Via the New York Times, here is the part of the transcript from last night’s Democratic debate in Las Vegas concerning gun control:

RUSSERT: We arrived in Nevada, the headline in Nevada Appeal newspaper: Nevada leads in gun deaths.

RUSSERT: The leading cause for death among young black men is guns — death, homicide. Mayor Bloomberg of New York, you all know him, he and 250 mayors have started the campaign, Mayors Against Illegal Guns.

Senator Clinton, when you ran for the Senate in 2000, you said that everyone who wishes to purchase a gun should have a license, and that every handgun sale or transfer should be registered in a national registry. Will you try to implement such a plan?

CLINTON: Well, I am against illegal guns, and illegal guns are the cause of so much death and injury in our country. I also am a political realist and I understand that the political winds are very powerful against doing enough to try to get guns off the street, get them out of the hands of young people.

The law in New York was as you state, and the law in New York has worked to a great extent.

CLINTON: I don’t want the federal government preempting states and cities like New York that have very specific problems.

So here’s what I would do.

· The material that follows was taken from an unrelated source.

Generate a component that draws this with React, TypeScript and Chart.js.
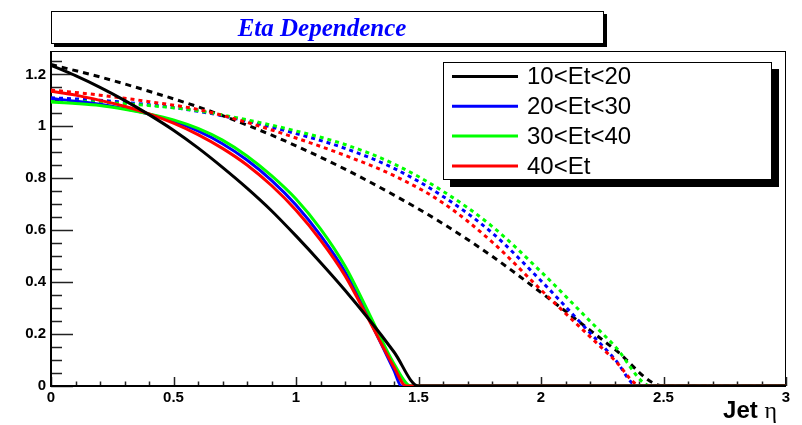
import React, { useEffect, useRef } from "react";
import { Chart, registerables } from "chart.js";

Chart.register(...registerables);

// ---- data ----
const seriesLabels = ["10<Et<20", "20<Et<30", "30<Et<40", "40<Et"];
const seriesColors = ["#000000", "#0000ff", "#00ff00", "#ff0000"];

// solid curves
const etaSolid = [0, 0.1, 0.2, 0.3, 0.4, 0.5, 0.6, 0.7, 0.8, 0.9, 1.0, 1.1, 1.2, 1.3, 1.4];
const solidEt10 = [1.235, 1.195, 1.15, 1.1, 1.045, 0.985, 0.917, 0.842, 0.762, 0.675, 0.578, 0.476, 0.369, 0.254, 0.131];
const solidEt20 = [1.107, 1.097, 1.085, 1.068, 1.047, 1.02, 0.982, 0.933, 0.87, 0.792, 0.697, 0.58, 0.44, 0.255, 0.06];
const solidEt30 = [1.094, 1.088, 1.08, 1.066, 1.048, 1.025, 0.992, 0.947, 0.886, 0.81, 0.72, 0.605, 0.462, 0.276, 0.086];
const solidEt40 = [1.135, 1.12, 1.1, 1.077, 1.048, 1.012, 0.968, 0.915, 0.851, 0.772, 0.677, 0.562, 0.425, 0.25, 0.073];
const solidZeroAt = [1.5, 1.43, 1.47, 1.45];

// dashed curves
const etaDashed = [0, 0.2, 0.4, 0.6, 0.8, 1.0, 1.2, 1.4, 1.6, 1.8, 2.0, 2.2, 2.3];
const dashedEt10 = [1.238, 1.19, 1.135, 1.075, 1.005, 0.925, 0.835, 0.735, 0.625, 0.5, 0.36, 0.215, 0.142];
const dashedEt20 = [1.11, 1.1, 1.083, 1.058, 1.02, 0.972, 0.915, 0.838, 0.73, 0.59, 0.405, 0.205, 0.105];
const dashedEt30 = [1.1, 1.093, 1.08, 1.06, 1.025, 0.982, 0.93, 0.855, 0.75, 0.615, 0.44, 0.25, 0.155];
const dashedEt40 = [1.14, 1.12, 1.095, 1.065, 1.015, 0.955, 0.888, 0.81, 0.705, 0.555, 0.37, 0.19, 0.1];
const dashedZeroAt = [2.5, 2.395, 2.45, 2.41];

const etaMax = 3;
const xTickValues = [0, 0.5, 1, 1.5, 2, 2.5, 3];
const xTickLabels = ["0", "0.5", "1", "1.5", "2", "2.5", "3"];
const yTickValues = [0, 0.2, 0.4, 0.6, 0.8, 1.0, 1.2];
const yTickLabels = ["0", "0.2", "0.4", "0.6", "0.8", "1", "1.2"];
const yMax = 1.29;

const titleText = "Eta Dependence";

const SANS = "'Liberation Sans', Arial, Helvetica, sans-serif";
const SERIF = "'Liberation Serif', 'Times New Roman', serif";

function buildCurve(xs: number[], ys: number[], zeroAt: number) {
  const pts = xs.map((x, i) => ({ x, y: ys[i] }));
  pts.push({ x: zeroAt, y: 0 });
  pts.push({ x: etaMax, y: 0 });
  return pts;
}

const framePlugin = {
  id: "rootFrame",
  beforeDatasetsDraw(chart: any) {
    const ctx = chart.ctx;
    const { left, right, top, bottom } = chart.chartArea;
    const xs = chart.scales.x;
    const ys = chart.scales.y;
    ctx.save();
    // frame
    ctx.strokeStyle = "#000";
    ctx.lineWidth = 1;
    ctx.strokeRect(left + 0.5, top + 0.5, right - left - 1, bottom - top - 1);
    // ticks
    ctx.strokeStyle = "#222";
    ctx.lineWidth = 1.5;
    ctx.beginPath();
    for (let i = 0; i <= 30; i++) {
      const v = i * 0.1;
      const px = Math.round(xs.getPixelForValue(v)) + 0.5;
      const len = i % 5 === 0 ? 9 : 4.5;
      ctx.moveTo(px, bottom);
      ctx.lineTo(px, bottom - len);
    }
    for (let i = 0; i <= 25; i++) {
      const v = i * 0.05;
      if (v > yMax) break;
      const py = Math.round(ys.getPixelForValue(v)) + 0.5;
      const len = i % 4 === 0 ? 22 : 11;
      ctx.moveTo(left, py);
      ctx.lineTo(left + len, py);
    }
    ctx.stroke();
    // axis lines
    ctx.strokeStyle = "#000";
    ctx.lineWidth = 2;
    ctx.beginPath();
    ctx.moveTo(left, top);
    ctx.lineTo(left, bottom);
    ctx.lineTo(right, bottom);
    ctx.stroke();
    ctx.restore();
  },
  afterDatasetsDraw(chart: any) {
    const ctx = chart.ctx;
    ctx.save();
    // title box
    const tx = 51, ty = 11, tw = 553, th = 33;
    ctx.fillStyle = "#000";
    ctx.fillRect(tx + 3, ty + 3, tw, th);
    ctx.fillStyle = "#fff";
    ctx.fillRect(tx, ty, tw, th);
    ctx.strokeStyle = "#000";
    ctx.lineWidth = 1;
    ctx.strokeRect(tx + 0.5, ty + 0.5, tw - 1, th - 1);
    ctx.fillStyle = "#0000ff";
    ctx.font = `italic bold 25px ${SERIF}`;
    ctx.textAlign = "center";
    ctx.textBaseline = "alphabetic";
    ctx.fillText(titleText, 322, 36);

    // legend
    const lx = 443, ly = 62, lw = 329, lh = 118;
    ctx.fillStyle = "#000";
    ctx.fillRect(lx + 7, ly + 7, lw, lh);
    ctx.fillStyle = "#fff";
    ctx.fillRect(lx, ly, lw, lh);
    ctx.strokeStyle = "#000";
    ctx.lineWidth = 1;
    ctx.strokeRect(lx + 0.5, ly + 0.5, lw - 1, lh - 1);
    ctx.font = `24px ${SANS}`;
    ctx.textAlign = "left";
    ctx.textBaseline = "middle";
    seriesLabels.forEach((lab, i) => {
      const yRow = 76.5 + i * 29.8;
      ctx.strokeStyle = seriesColors[i];
      ctx.lineWidth = 3;
      ctx.beginPath();
      ctx.moveTo(452, yRow);
      ctx.lineTo(518, yRow);
      ctx.stroke();
      ctx.fillStyle = "#000";
      ctx.fillText(lab, 527, yRow + 1);
    });

    // x axis title
    ctx.textBaseline = "alphabetic";
    ctx.textAlign = "left";
    ctx.font = `bold 24px ${SANS}`;
    const jetW = ctx.measureText("Jet ").width;
    ctx.font = `24px ${SERIF}`;
    const etaW = ctx.measureText("\u03b7").width;
    const endX = 777;
    const startX = endX - etaW - jetW;
    ctx.fillStyle = "#000";
    ctx.font = `bold 24px ${SANS}`;
    ctx.fillText("Jet ", startX, 418);
    ctx.font = `24px ${SERIF}`;
    ctx.fillText("\u03b7", startX + jetW, 418);
    ctx.restore();
  },
};

export default function App() {
  const ref = useRef<HTMLCanvasElement>(null);
  useEffect(() => {
    if (!ref.current) return;
    const solidVals = [solidEt10, solidEt20, solidEt30, solidEt40];
    const dashedVals = [dashedEt10, dashedEt20, dashedEt30, dashedEt40];
    const datasets: any[] = [];
    dashedVals.forEach((vals, i) => {
      datasets.push({
        label: seriesLabels[i] + " dashed",
        data: buildCurve(etaDashed, vals, dashedZeroAt[i]),
        borderColor: seriesColors[i],
        borderWidth: 3,
        borderDash: i === 0 ? [6, 5] : [4, 4],
        pointRadius: 0,
        fill: false,
        cubicInterpolationMode: "monotone",
        order: 10 - i,
      });
    });
    solidVals.forEach((vals, i) => {
      datasets.push({
        label: seriesLabels[i],
        data: buildCurve(etaSolid, vals, solidZeroAt[i]),
        borderColor: seriesColors[i],
        borderWidth: 3,
        pointRadius: 0,
        fill: false,
        cubicInterpolationMode: "monotone",
        order: i === 0 ? 0 : 5 - i,
      });
    });

    const tickFont = { family: SANS, size: 15, weight: "bold" as const };
    const chart = new Chart(ref.current, {
      type: "line",
      data: { datasets },
      options: {
        animation: false,
        responsive: false,
        devicePixelRatio: 1,
        parsing: false as any,
        layout: { padding: { left: 0, right: 16, top: 51, bottom: 0 } },
        plugins: { legend: { display: false }, tooltip: { enabled: false }, title: { display: false } },
        scales: {
          x: {
            type: "linear",
            min: 0,
            max: etaMax,
            afterBuildTicks: (s: any) => {
              s.ticks = xTickValues.map((v) => ({ value: v }));
            },
            afterFit: (s: any) => {
              s.height = 39;
            },
            ticks: {
              callback: (_v: any, i: number) => xTickLabels[i],
              font: tickFont,
              color: "#000",
              padding: 3,
              maxRotation: 0,
              autoSkip: false,
            },
            grid: { display: false, drawTicks: false },
            border: { display: false },
          },
          y: {
            type: "linear",
            min: 0,
            max: yMax,
            afterBuildTicks: (s: any) => {
              s.ticks = yTickValues.map((v) => ({ value: v }));
            },
            afterFit: (s: any) => {
              s.width = 51;
            },
            ticks: {
              callback: (_v: any, i: number) => yTickLabels[i],
              font: tickFont,
              color: "#000",
              padding: 5,
              autoSkip: false,
            },
            grid: { display: false, drawTicks: false },
            border: { display: false },
          },
        },
      },
      plugins: [framePlugin],
    });
    return () => chart.destroy();
  }, []);

  return (
    <div style={{ position: "fixed", left: 0, top: 0, width: 802, height: 425, background: "#fff" }}>
      <canvas ref={ref} width={802} height={425} style={{ display: "block", width: 802, height: 425 }} />
    </div>
  );
}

We need to have a registry that really works with good information about people who are felons, people who have been committed to mental institutions like the man in Virginia Tech who caused so much death and havoc. We need to make sure that that information is in a timely manner, both collected and presented.

We do need to crack down on illegal gun dealers. This is something that I would like to see more of.

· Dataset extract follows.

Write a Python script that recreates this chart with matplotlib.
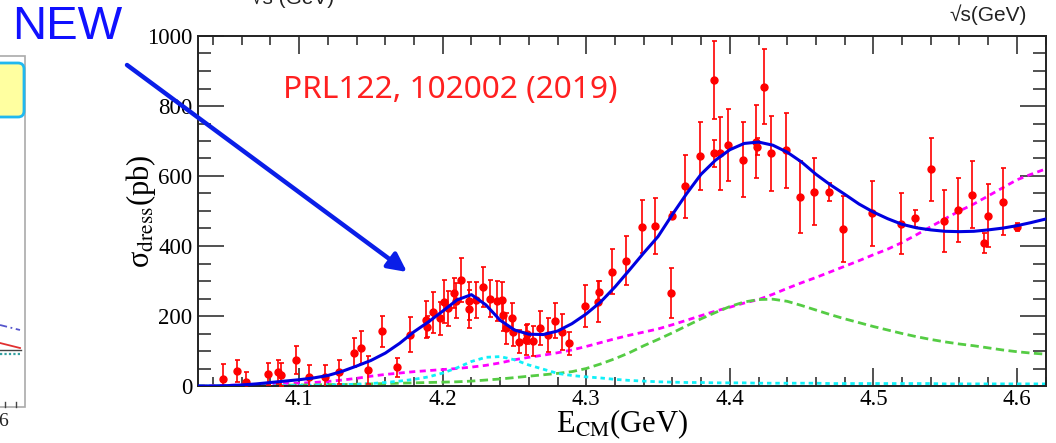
import numpy as np
import matplotlib.pyplot as plt
from matplotlib.patches import FancyBboxPatch, Rectangle
from matplotlib.ticker import MultipleLocator

plt.rcParams['mathtext.fontset'] = 'stix'
plt.rcParams['font.family'] = ['Liberation Serif', 'DejaVu Serif']

# measured cross section points: E_CM (GeV), sigma (pb), stat. error (pb)
e_cm = [4.047, 4.057, 4.063, 4.078, 4.085, 4.087, 4.098, 4.107, 4.118, 4.128,
        4.138, 4.143, 4.148, 4.158, 4.168, 4.177, 4.188, 4.189, 4.193, 4.198,
        4.201, 4.204, 4.208, 4.209, 4.213, 4.218, 4.218, 4.223, 4.228, 4.233,
        4.238, 4.241, 4.242, 4.244, 4.248, 4.249, 4.253, 4.258, 4.259, 4.263,
        4.268, 4.273, 4.278, 4.283, 4.288, 4.299, 4.308, 4.309, 4.318, 4.328,
        4.339, 4.348, 4.359, 4.360, 4.369, 4.379, 4.389, 4.389, 4.393, 4.399,
        4.409, 4.418, 4.419, 4.424, 4.429, 4.439, 4.449, 4.459, 4.469, 4.479,
        4.499, 4.519, 4.529, 4.540, 4.549, 4.559, 4.569, 4.577, 4.580, 4.590,
        4.600]
sigma = [19, 43, 11, 34, 40, 32, 74, 27, 27, 40,
         95, 110, 46, 156, 53, 147, 189, 170, 211, 193,
         241, 222, 267, 243, 303, 243, 220, 246, 284, 250,
         244, 247, 203, 165, 193, 155, 127, 131, 149, 129,
         165, 146, 187, 155, 122, 229, 241, 270, 327, 358,
         455, 457, 265, 486, 570, 658, 874, 665, 665, 689,
         646, 698, 684, 855, 665, 674, 541, 555, 555, 448,
         493, 463, 479, 619, 472, 503, 546, 408, 487, 527,
         455]
sigma_err = [44, 31, 28, 32, 35, 33, 40, 32, 33, 35,
             42, 48, 39, 45, 27, 51, 53, 30, 59, 46,
             61, 50, 43, 50, 62, 55, 55, 52, 57, 54,
             57, 51, 45, 45, 45, 40, 33, 43, 28, 43,
             48, 48, 50, 51, 33, 59, 59, 30, 64, 70,
             75, 79, 71, 10, 90, 97, 112, 38, 104, 103,
             107, 104, 25, 107, 107, 107, 103, 95, 26, 94,
             92, 87, 25, 90, 89, 92, 96, 29, 91, 95,
             11]

# fit curves sampled every 10 MeV from 4.03 to 4.62 GeV
curve_e = np.round(np.arange(4.03, 4.625, 0.01), 2)
fit_total = [0, 0, 1, 3, 6, 10, 14, 18, 23, 30,
             42, 57, 73, 94, 122, 155, 183, 214, 246, 261,
             232, 188, 160, 148, 147, 157, 178, 206, 240, 283,
             331, 380, 427, 490, 550, 605, 645, 675, 693, 697,
             688, 668, 640, 605, 575, 548, 520, 497, 478, 462,
             452, 446, 442, 441, 442, 446, 451, 458, 467, 477]
fit_bkg = [0, 1, 2, 3, 4, 5, 7, 8, 10, 13,
           17, 22, 28, 33, 37, 41, 44, 47, 50, 54,
           59, 66, 75, 82, 88, 95, 103, 113, 124, 135,
           145, 154, 163, 175, 188, 201, 214, 225, 237, 247,
           262, 279, 295, 310, 326, 342, 358, 375, 391, 410,
           432, 455, 478, 500, 520, 543, 566, 589, 605, 620]
fit_broad = [0, 0, 0, 1, 1, 1, 2, 3, 3, 4,
             4, 5, 6, 7, 8, 9, 10, 11, 12, 14,
             17, 20, 24, 28, 32, 36, 41, 50, 63, 78,
             95, 115, 133, 152, 172, 192, 210, 227, 240, 247,
             248, 242, 230, 217, 204, 192, 181, 170, 160, 150,
             141, 133, 126, 120, 115, 109, 103, 98, 94, 91]
fit_narrow = [0, 0, 0, 0, 1, 1, 1, 2, 2, 3,
              4, 5, 7, 10, 14, 19, 26, 37, 52, 70,
              82, 84, 75, 60, 48, 36, 30, 26, 23, 19,
              16, 14, 12, 11, 10, 10, 9, 9, 9, 8,
              8, 8, 8, 8, 7, 7, 7, 7, 7, 7,
              7, 7, 6, 6, 6, 6, 6, 6, 6, 6]

W, H = 1056, 443
fig = plt.figure(figsize=(W / 100, H / 100), dpi=100)
ax = fig.add_axes([198 / W, 1 - 386 / H, (1046 - 198) / W, (386 - 36) / H])

ax.plot(curve_e, fit_bkg, color='#ff00ff', lw=2.0, ls=(0, (2.2, 1.6)), zorder=2)
ax.plot(curve_e, fit_broad, color='#55cc44', lw=2.0, ls=(0, (3, 1.6)), zorder=2)
ax.plot(curve_e, fit_narrow, color='#10f0f8', lw=2.0, ls=(0, (1.6, 1.4)), zorder=2)
ax.errorbar(e_cm, sigma, yerr=sigma_err, fmt='o', color='#ff0000', ms=5,
            elinewidth=1.2, capsize=1.8, capthick=1.2, zorder=3)
ax.plot(curve_e, fit_total, color='#0000e0', lw=2.2, zorder=4)

ax.set_xlim(4.0295, 4.6203)
ax.set_ylim(0, 1000)
ax.xaxis.set_major_locator(MultipleLocator(0.1))
ax.xaxis.set_minor_locator(MultipleLocator(0.02))
ax.yaxis.set_major_locator(MultipleLocator(200))
ax.yaxis.set_minor_locator(MultipleLocator(50))
ax.tick_params(which='both', direction='in', top=True, right=True,
               color='#222222', width=1.1, labelsize=16.5)
ax.tick_params(axis='x', which='both', pad=2)
ax.tick_params(axis='y', which='both', pad=4)
ax.tick_params(axis='x', which='major', length=13)
ax.tick_params(axis='x', which='minor', length=6.5)
ax.tick_params(axis='y', which='major', length=19)
ax.tick_params(axis='y', which='minor', length=9.5)
for s in ax.spines.values():
    s.set_linewidth(1.4)
    s.set_color('#222222')

ax.set_xlabel(r'E$_{\rm CM}$(GeV)', fontsize=22, labelpad=-2)
ax.set_ylabel(r'σ$_{\rm dress}$(pb)', fontsize=22, labelpad=-8)

# overlay in pixel coordinates for the annotations around the plot
ov = fig.add_axes([0, 0, 1, 1], zorder=10)
ov.set_xlim(0, W)
ov.set_ylim(H, 0)
ov.axis('off')
ov.patch.set_alpha(0)

ov.text(450, 90, 'PRL122, 102002 (2019)', color='#ff2020', fontsize=22.8,
        family=['Noto Sans', 'DejaVu Sans'], ha='center', va='center')
ov.text(67, 27, 'NEW', color='#1010ff', fontsize=34,
        family=['Liberation Sans', 'DejaVu Sans'], ha='center', va='center')
ov.annotate('', xy=(407, 272), xytext=(127, 65),
            arrowprops=dict(arrowstyle='-|>', color='#0a1ee8', lw=3.2,
                            mutation_scale=28, shrinkA=0, shrinkB=0))
ov.text(988, 21, '\u221as(GeV)', color='#222222', fontsize=15,
        family=['Liberation Sans', 'DejaVu Sans'], ha='center', va='baseline')
ov.text(293, 4, '\u221as (GeV)', color='#222222', fontsize=15,
        family=['Liberation Sans', 'DejaVu Sans'], ha='center', va='baseline')

# neighbouring panel cut off on the left
ov.add_patch(Rectangle((-5, 56), 30, 351, fill=False, ec='#aaaaaa', lw=1.2))
ov.add_patch(FancyBboxPatch((-20, 63), 44, 54, boxstyle='round,pad=0,rounding_size=6',
                            fc='#ffffa0', ec='#20b8f0', lw=2))
ov.plot([0, 20], [325, 330], color='#5555cc', lw=1.3, ls=(0, (4, 2, 1, 2)))
ov.plot([0, 20], [343, 348], color='#e03030', lw=1.3)
ov.plot([0, 21], [350, 350], color='#444444', lw=1.0)
ov.plot([0, 20], [354, 354], color='#33a0a0', lw=1.6, ls=(0, (1, 1)))
for tx in [5, 16]:
    ov.plot([tx, tx], [407, 402], color='#444444', lw=1.0)
ov.text(3, 421, '6', fontsize=14, ha='center', va='center', color='#222222')

fig.savefig('out.png', dpi=100)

And we need to enforce the laws that we have on the books. I would also work to reinstate the assault weapons ban. We now have, once again, police deaths going up around the country, and in large measure because bad guys now have assault weapons again. We stopped it for awhile. Now they’re back on the streets.

So there are steps we need to take that we should do together. You know, I believe in the Second Amendment. People have a right to bear arms. But I also believe that we can common-sensically approach this.

RUSSERT: But you’ve backed off a national licensing registration plan?

CLINTON: Yes.

RUSSERT: Senator Obama, when you were in the state senate, you talked about licensing and registering gun owners. Would you do that as president?

OBAMA: I don’t think that we can get that done. But what I do think we can do is to provide just some common-sense enforcement. One good example — this is consistently blocked — the efforts by law enforcement to obtain the information required to trace back guns that have been used in crimes to unscrupulous gun dealers.

That’s not something that the NRA has allowed to get through Congress. And, as president, I intend to make it happen.

But here’s the broader context that I think is important for us to remember. We essentially have two realities, when it comes to guns, in this country. You’ve got the tradition of lawful gun ownership, that all of us saw, as we travel around rural parts of the country.

And it is very important for many Americans to be able to hunt, fish, take their kids out, teach them how to shoot.

And then you’ve got the reality of 34 Chicago public school students who get shot down on the streets of Chicago.

We can reconcile those two realities by making sure the Second Amendment is respected and that people are able to lawfully own guns, but that we also start cracking down on the kinds of abuses of firearms that we see on the streets.

RUSSERT: Senator Edwards, Democrats used to be out front for registration and licensing of guns. It now appears that there’s a recognition that it’s hard to win a national election with that position. Is that fair?

EDWARDS: I think that’s fair, but I haven’t changed my position on this. I’m against it. Having grown up where I did in the rural South, everyone around me had guns, everyone hunted. And I think it is enormously important to protect people’s Second Amendment rights.

I don’t believe that means you need an AK-47 to hunt. And I think the assault weapons ban, which Hillary spoke about just a minute ago, as president of the United States I’ll do everything in my power to reinstate it. But I do think we need a president who understands the sportsmen, hunters who use their guns for lawful purposes have a right to have their Second Amendment rights looked after.

So what Hillary and Barack are saying is that while they support licensing and registering all guns, they don’t think they can get it done but if they could, they would.

Hillary is flat out wrong when she states that police deaths are going up around the country “in large measure because the bad guys have assault weapons.” As the Miami Times (which I quoted on Monday) stated a few days ago, of the 69 police officers murdered with firearms last year, only one was killed by an “assault weapon.”

All three of them want the “assault weapons ban” act back in place with Edwards saying he doesn’t think we need an AK-47 to hunt. Well thank you very much but I think I have the right to decide for myself what I’ll hunt or sport shoot with. He goes on to state that he’ll do everything in his power to get the AWB reinstated. So does Clinton.

Compared to them, Obama almost sounded moderate, yet, he is on record as supporting a complete ban on semi-automatics by civilians.

Alphecca is, obviously, a “one issue” blog but that issue is gun rights and I think we can safely rule out any of these three (I know, you’re shocked — shocked!) as becoming our candidate of choice.

That leaves the Republicans, but only two of them: Fred Thompson and Ron Paul. Thompson needs a big win in South Carolina because while the race is wide open, Giuliani and Romney could pick up a lot of states on Super Tuesday. Paul? I just don’t see it happening, much as I like many of his ideas and a call to live strictly by the Constitution.